Let me say that with the prodrives, the lowering plates should be alright. Earlier I was referring to if you had some extremely low ones (eg RiCE springs).
yea, i saw josh`s car on prodrives, and i think that`s about the lowest i`ll go.. i find it funny that you are mad with the gap at the front with the prodrives, because usually prodrives make our cars rake forward? maybe it's different on the blob eyes, but for bugeyes, i think it looks hoT..
^^^ Must be different on the 06' STI's... The drop is barely noticable(maybe 3/4 of and inch in front and back seems to be less than that). I have before measurements and need a tape measure to get the after, but its not that much. Maybe for the 02-03's with prodrives the drop was a lot more drastic... Alex saw my car last week, he can attest to the lack of drop...
anyone have any idea how much these would raise the front on my car? http://forums.nasioc.com/forums/showthread.php?t=1287425 just bought them hehe..
o yea, i dont know if this question has been asked, but... is there a side-affect or a compromise from getting more caster? for exmaple, in general, you wear out the tires faster with neg. camber right? so there must be a compromise...
The only side-effect that you could even almost call a downside to more castor is heavier steering. But most people consider that an upside Siegel
tereance's prodrives provided little to no drop compared to stock. and my whitelines are ALOT lower than his prodrives. i love my whiteline springs and stock struts, but i think coilovers may be in the future for me.
Noltecs are probably the cheapest camber/castor adjustable plate on the market.
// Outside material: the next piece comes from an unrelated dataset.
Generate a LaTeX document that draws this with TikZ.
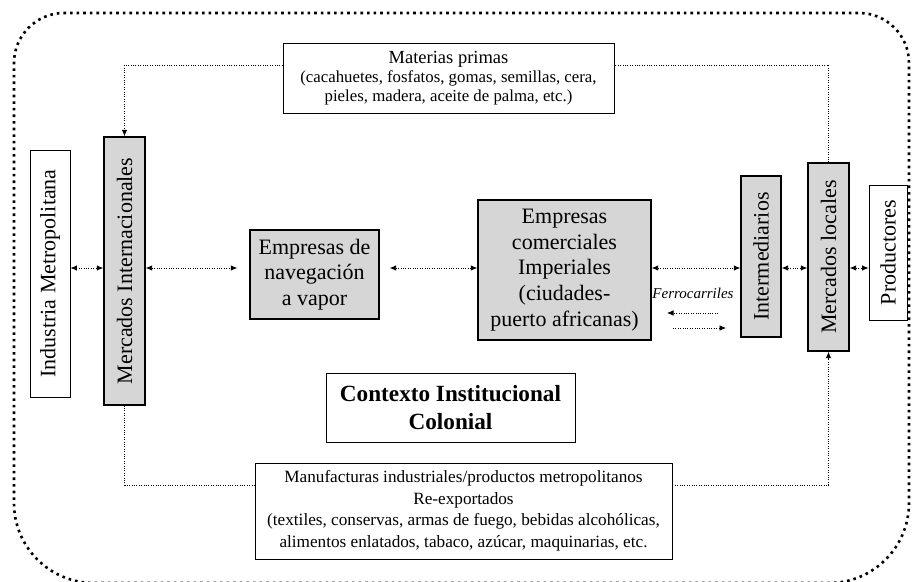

The Whitelines are exactly the same as the Noltecs just gold in color. You can orient them one direction to get max negative camber and slightly more castor than stock, or spin them 120 degrees and get lots of castor improvement and a little bit more neg camber. Only downside is that adjusting them is very vague; I've got them set in the castor max position with the plate maxed out and am happy. If you want to make any sort of adjustments with your plates just get the PDEs and call it a day.